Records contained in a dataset
┌──
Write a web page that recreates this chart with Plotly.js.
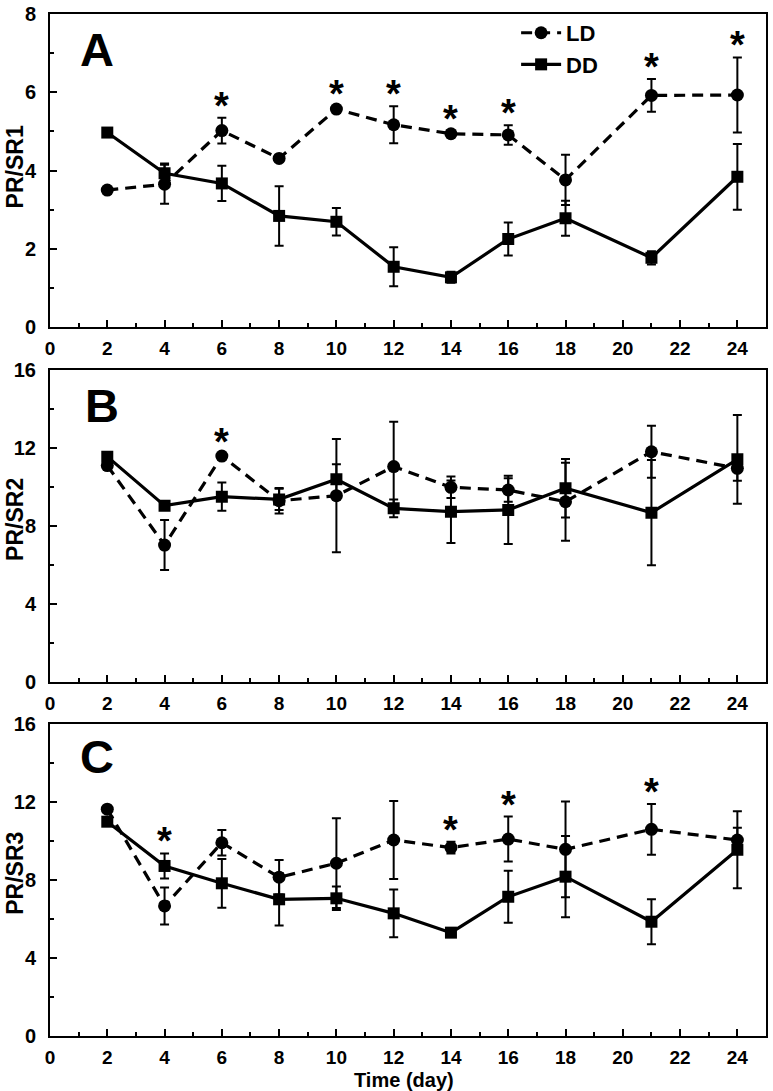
<!DOCTYPE html>
<html>
<head>
<meta charset="utf-8">
<script src="https://cdn.plot.ly/plotly-3.0.1.min.js"></script>
<style>html,body{margin:0;padding:0;background:#fff;}</style>
</head>
<body>
<div id="chart" style="width:773px;height:1091px;"></div>
<script>
// Time points (day)
const days = [2, 4, 6, 8, 10, 12, 14, 16, 18, 21, 24];

// Panel A: PR/SR1
const A_LD     = [3.50, 3.65, 5.02, 4.31, 5.57, 5.17, 4.94, 4.91, 3.76, 5.92, 5.93];
const A_LD_err = [0.05, 0.50, 0.33, 0.08, 0.08, 0.47, 0.08, 0.25, 0.64, 0.42, 0.96];
const A_DD     = [4.97, 3.93, 3.67, 2.84, 2.69, 1.54, 1.27, 2.25, 2.78, 1.77, 3.84];
const A_DD_err = [0.05, 0.25, 0.45, 0.76, 0.35, 0.50, 0.14, 0.42, 0.45, 0.17, 0.84];
const A_stars  = [6, 10, 12, 14, 16, 21, 24];

// Panel B: PR/SR2
const B_LD     = [11.10, 7.03, 11.59, 9.30, 9.56, 11.05, 9.99, 9.85, 9.25, 11.81, 10.96];
const B_LD_err = [0.10, 1.28, 0.10, 0.65, 2.90, 2.30, 0.55, 0.60, 2.00, 1.33, 0.63];
const B_DD     = [11.56, 9.05, 9.51, 9.37, 10.40, 8.91, 8.74, 8.83, 9.94, 8.69, 11.42];
const B_DD_err = [0.10, 0.10, 0.72, 0.55, 0.77, 0.45, 1.60, 1.75, 1.50, 2.70, 2.27];
const B_stars  = [6];

// Panel C: PR/SR3
const C_LD     = [11.63, 6.67, 9.91, 8.14, 8.86, 10.05, 9.66, 10.10, 9.57, 10.60, 10.05];
const C_LD_err = [0.10, 0.95, 0.65, 0.88, 2.30, 2.00, 0.30, 1.15, 2.45, 1.30, 0.63];
const C_DD     = [10.99, 8.72, 7.83, 7.01, 7.06, 6.29, 5.30, 7.14, 8.17, 5.86, 9.55];
const C_DD_err = [0.10, 0.64, 1.25, 1.35, 0.60, 1.22, 0.08, 1.33, 2.08, 1.15, 1.97];
const C_stars  = [4, 14, 16, 21];

const panelLabels = ['A', 'B', 'C'];
const yTitles = ['PR/SR1', 'PR/SR2', 'PR/SR3'];
const xTitle = 'Time (day)';
const seriesNames = ['LD', 'DD'];

const FONT = 'Liberation Sans, Arial, Helvetica, sans-serif';

function ldTrace(y, err, xa, ya, show) {
  return {
    x: days, y: y, name: seriesNames[0], type: 'scatter', mode: 'lines+markers',
    xaxis: xa, yaxis: ya, showlegend: show, legendgroup: 'LD',
    line: {color: '#000', width: 3.2, dash: '11px,7px'},
    marker: {symbol: 'circle', size: 13, color: '#000'},
    error_y: {type: 'data', array: err, visible: true, color: '#000', thickness: 2, width: 4.5}
  };
}
function ddTrace(y, err, xa, ya, show) {
  return {
    x: days, y: y, name: seriesNames[1], type: 'scatter', mode: 'lines+markers',
    xaxis: xa, yaxis: ya, showlegend: show, legendgroup: 'DD',
    line: {color: '#000', width: 3.2},
    marker: {symbol: 'square', size: 12, color: '#000'},
    error_y: {type: 'data', array: err, visible: true, color: '#000', thickness: 2, width: 4.5}
  };
}

const data = [
  ldTrace(A_LD, A_LD_err, 'x', 'y', true),
  ddTrace(A_DD, A_DD_err, 'x', 'y', true),
  ldTrace(B_LD, B_LD_err, 'x2', 'y2', false),
  ddTrace(B_DD, B_DD_err, 'x2', 'y2', false),
  ldTrace(C_LD, C_LD_err, 'x3', 'y3', false),
  ddTrace(C_DD, C_DD_err, 'x3', 'y3', false)
];

function xAxis(anchor) {
  return {
    anchor: anchor, range: [0, 25], tick0: 0, dtick: 2,
    ticks: 'inside', ticklen: 7, tickwidth: 2, tickcolor: '#000',
    showline: true, linewidth: 2, linecolor: '#000', mirror: true,
    showgrid: false, zeroline: false, ticklabelstandoff: 3,
    tickfont: {family: FONT, size: 19, color: '#000', weight: 'bold'},
    minor: {dtick: 1, tick0: 0, ticks: 'inside', ticklen: 4, tickwidth: 2, tickcolor: '#000', showgrid: false}
  };
}
function yAxis(anchor, domain, top, major) {
  return {
    anchor: anchor, domain: domain, range: [0, top], tick0: 0, dtick: major,
    ticks: 'inside', ticklen: 7, tickwidth: 2, tickcolor: '#000',
    showline: true, linewidth: 2, linecolor: '#000', mirror: true,
    showgrid: false, zeroline: false, ticklabelstandoff: 8,
    tickfont: {family: FONT, size: 20, color: '#000', weight: 'bold'},
    minor: {dtick: major / 2, tick0: 0, ticks: 'inside', ticklen: 4, tickwidth: 2, tickcolor: '#000', showgrid: false}
  };
}

const annotations = [];
function addStars(stars, ld, ldErr, dd, ddErr, xa, ya) {
  stars.forEach(function (d) {
    const i = days.indexOf(d);
    const top = Math.max(ld[i] + ldErr[i], dd[i] + ddErr[i]);
    annotations.push({
      x: d, y: top, xref: xa, yref: ya, text: '*', showarrow: false,
      xanchor: 'center', yanchor: 'middle', yshift: 12,
      font: {family: FONT, size: 38, color: '#000', weight: 'bold'}
    });
  });
}
addStars(A_stars, A_LD, A_LD_err, A_DD, A_DD_err, 'x', 'y');
addStars(B_stars, B_LD, B_LD_err, B_DD, B_DD_err, 'x2', 'y2');
addStars(C_stars, C_LD, C_LD_err, C_DD, C_DD_err, 'x3', 'y3');

const yRefs = ['y', 'y2', 'y3'];
const xRefs = ['x', 'x2', 'x3'];
const letterPos = [[0.066, 0.885], [0.073, 0.885], [0.066, 0.895]];
const titlePos = [0.51, 0.52, 0.52];
for (let k = 0; k < 3; k++) {
  annotations.push({
    x: letterPos[k][0], y: letterPos[k][1], xref: xRefs[k] + ' domain', yref: yRefs[k] + ' domain',
    text: panelLabels[k], showarrow: false, xanchor: 'center', yanchor: 'middle',
    font: {family: FONT, size: 47, color: '#000', weight: 'bold'}
  });
  annotations.push({
    x: 0, y: titlePos[k], xref: 'paper', yref: yRefs[k] + ' domain', xshift: -35,
    text: yTitles[k], textangle: -90, showarrow: false, xanchor: 'center', yanchor: 'middle',
    font: {family: FONT, size: 23, color: '#000', weight: 'bold'}
  });
}
// x-axis title below the bottom panel
annotations.push({
  x: 0.495, y: 0, xref: 'paper', yref: 'paper', yanchor: 'bottom', yshift: -56,
  text: xTitle, showarrow: false, xanchor: 'center', borderpad: 0,
  font: {family: FONT, size: 20, color: '#000', weight: 'bold'}
});

const layout = {
  width: 773, height: 1091,
  margin: {l: 50, r: 7, t: 14, b: 55},
  paper_bgcolor: '#fff', plot_bgcolor: '#fff',
  font: {family: FONT, size: 20, color: '#000', weight: 'bold'},
  showlegend: true,
  legend: {
    x: 0.651, y: 1.002, xanchor: 'left', yanchor: 'top',
    bgcolor: 'rgba(0,0,0,0)', borderwidth: 0, traceorder: 'normal',
    font: {family: FONT, size: 22, color: '#000', weight: 'bold'},
    itemwidth: 40
  },
  xaxis: xAxis('y'),
  xaxis2: xAxis('y2'),
  xaxis3: xAxis('y3'),
  yaxis: yAxis('x', [0.6937, 1], 8, 2),
  yaxis2: yAxis('x2', [0.3461, 0.6517], 16, 4),
  yaxis3: yAxis('x3', [0, 0.3053], 16, 4),
  annotations: annotations
};

Plotly.newPlot('chart', data, layout, {displayModeBar: false, staticPlot: true});
</script>
</body>
</html>
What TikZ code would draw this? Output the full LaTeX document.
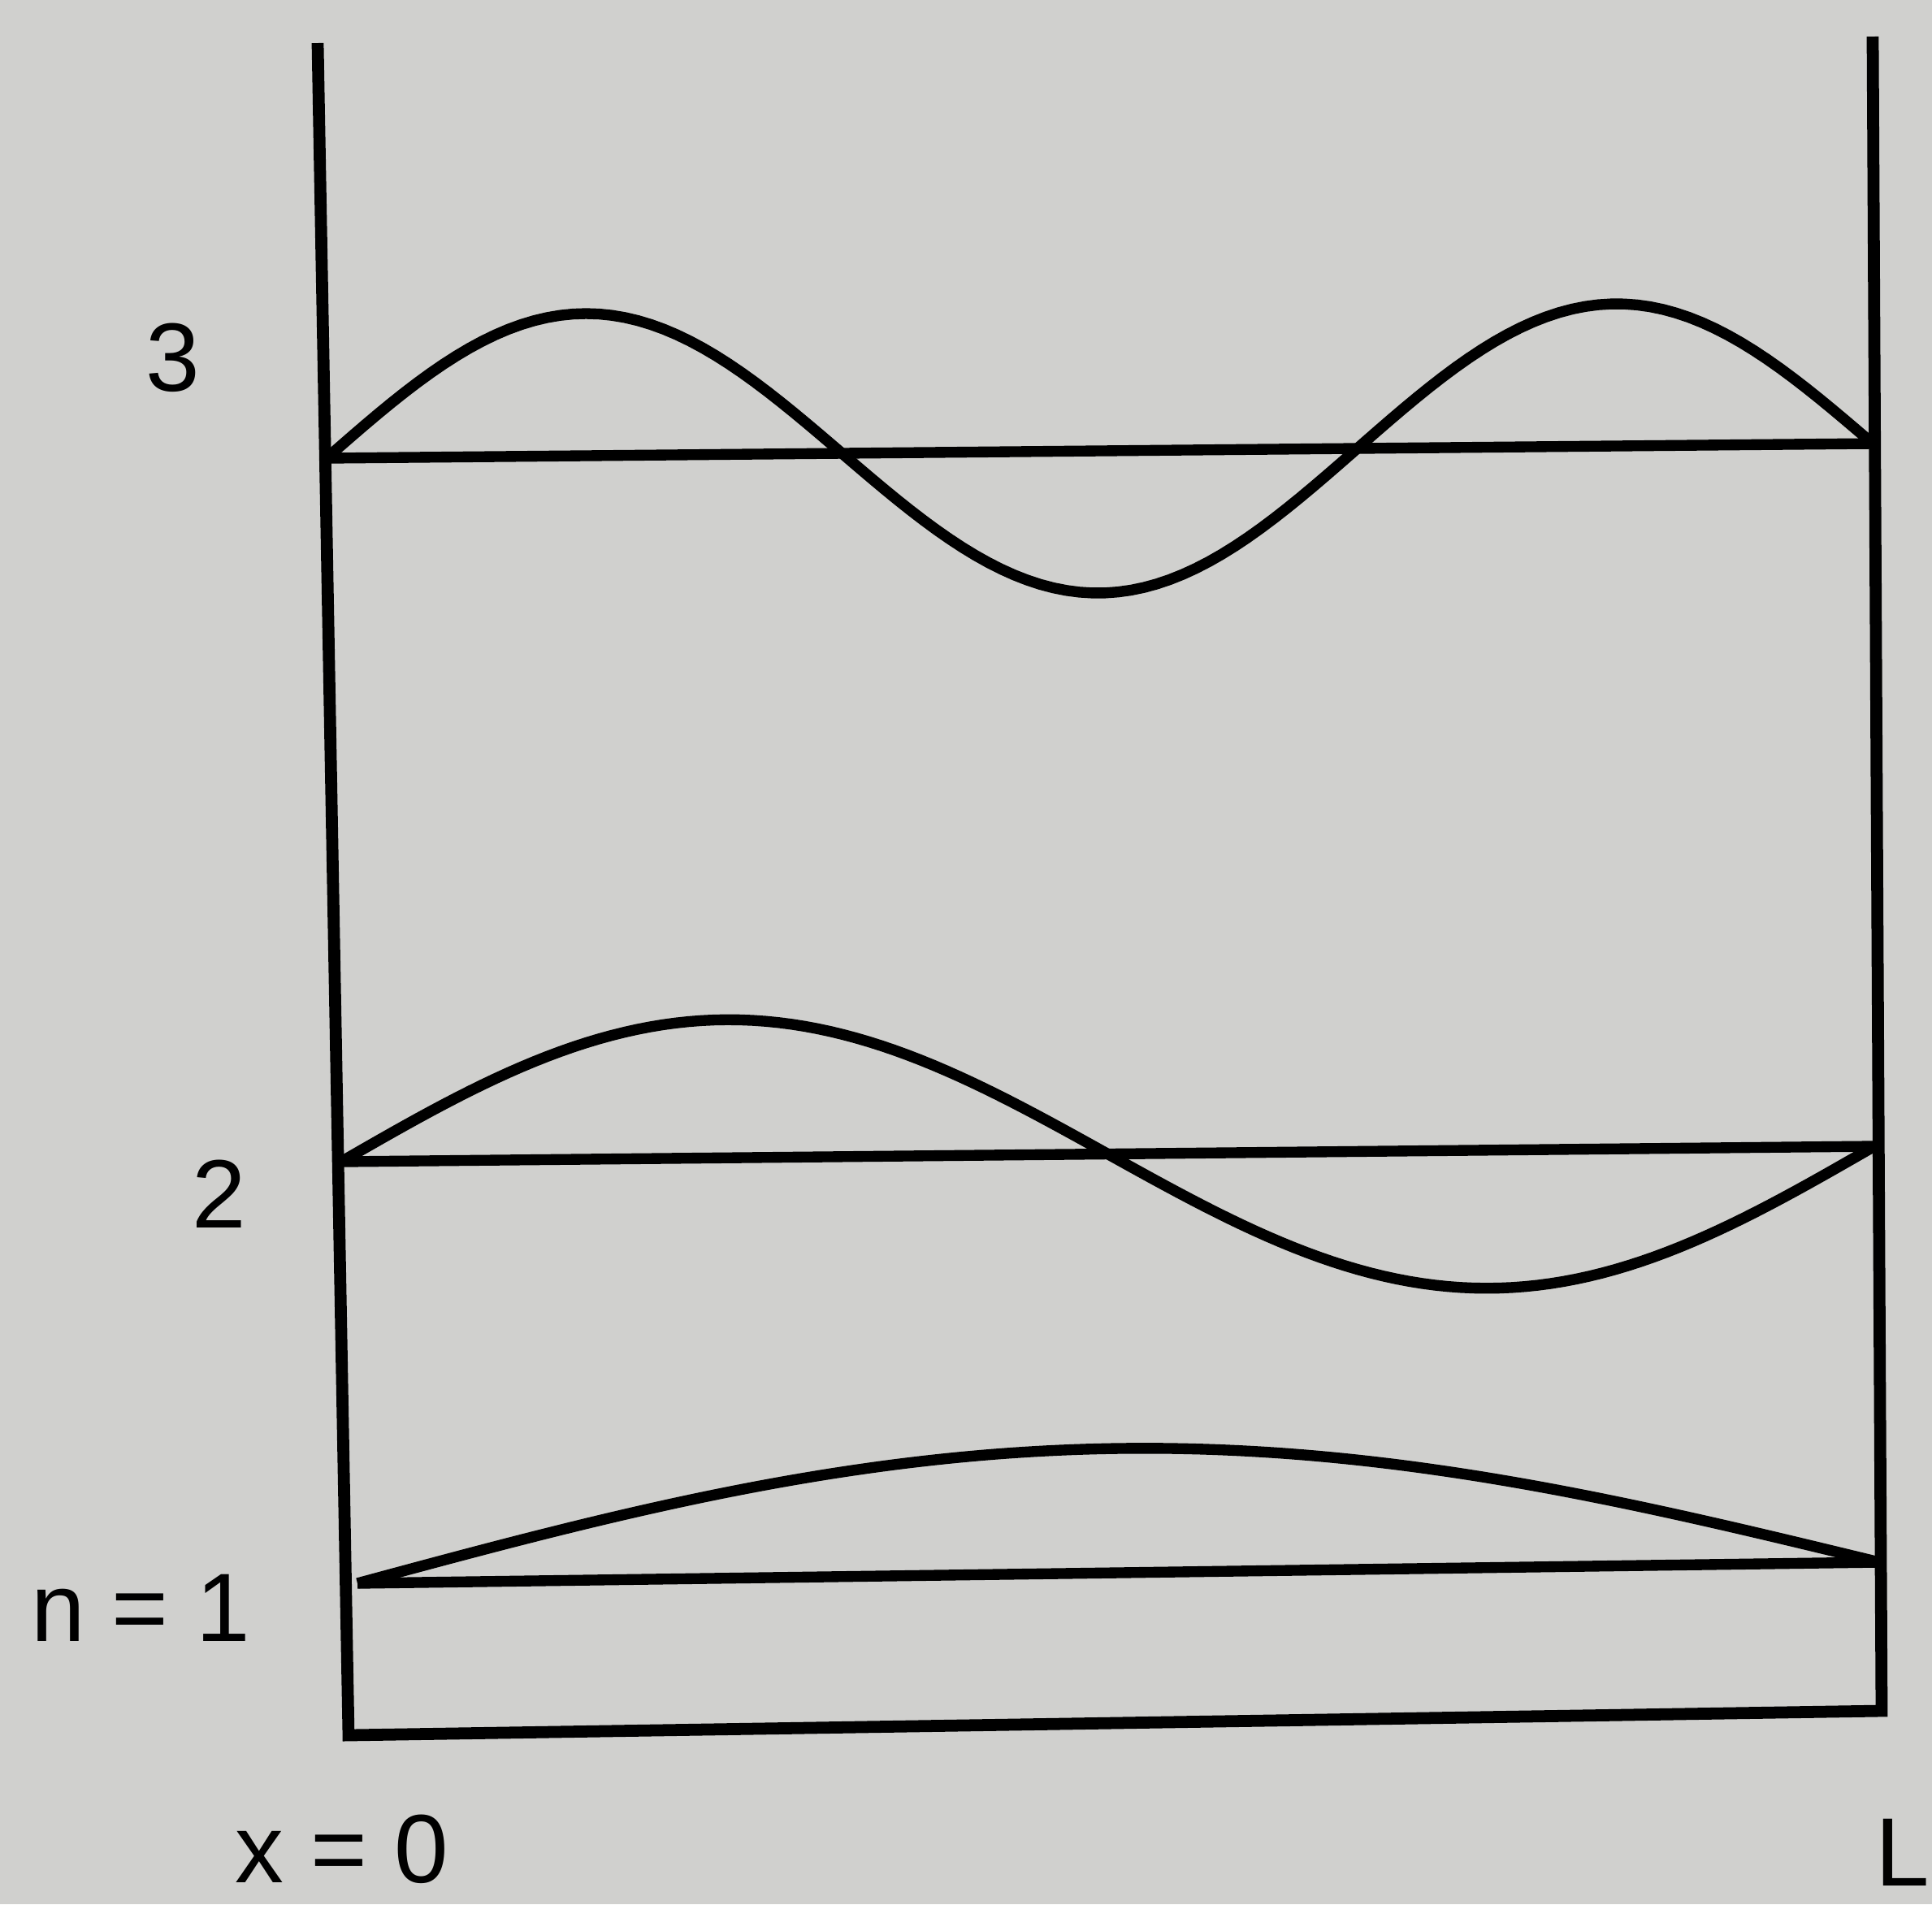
\documentclass[tikz,border=0pt]{standalone}
\usepackage{fontspec}
\setmainfont{Liberation Sans}
\definecolor{paper}{RGB}{208,208,206}
\begin{document}
\begin{tikzpicture}[x=0.01cm,y=-0.01cm,
  wall/.style={line width=4.2pt,line join=miter},
  base/.style={line width=3.8pt},
  wave/.style={line width=3.8pt,line join=round},
  lbl/.style={font=\fontsize{34}{40}\selectfont,inner sep=0pt}]
\fill[paper] (0,0) rectangle (2378,2344);
\useasboundingbox (0,0) rectangle (2378,2344);
% walls
\coordinate (LT) at (391,53);
\coordinate (BL) at (429,2136);
\coordinate (BR) at (2316,2106);
\coordinate (RT) at (2305,45);
\draw[wall] (LT) -- (BL) -- (BR) -- (RT);
% baselines
\coordinate (A3) at (402,564);
\coordinate (B3) at (2305,546);
\coordinate (A2) at (420,1430);
\coordinate (B2) at (2307,1411);
\coordinate (A1) at (440,1949);
\coordinate (B1) at (2313,1923);
\draw[base] (A3) -- (B3);
\draw[base] (A2) -- (B2);
\draw[base] (A1) -- (B1);
% waves
\draw[wave] plot[domain=0:1,samples=120,variable=\t]
  ({402+\t*1903},{564-18*\t-175*sin(540*\t)});
\draw[wave] plot[domain=0:1,samples=120,variable=\t]
  ({420+\t*1887},{1430-19*\t-170*sin(360*\t)});
\draw[wave] plot[domain=0:1,samples=120,variable=\t]
  ({440+\t*1873},{1949-26*\t-153*sin(180*\t)});
% labels
\node[lbl] (l3) at (213,440) {3};
\node[lbl] (l2) at (270,1470) {2};
\node[lbl] (l1) at (173,1979) {n = 1};
\node[lbl] (lx) at (421,2276) {x = 0};
\node[lbl] (lL) at (2342,2280) {L};
\end{tikzpicture}
\end{document}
└──
**WHAT NEEDS TO BE DONE**
The word "chart" may turn up on some lines of these records; say how many, with no other words.

**TASK RESULT**
3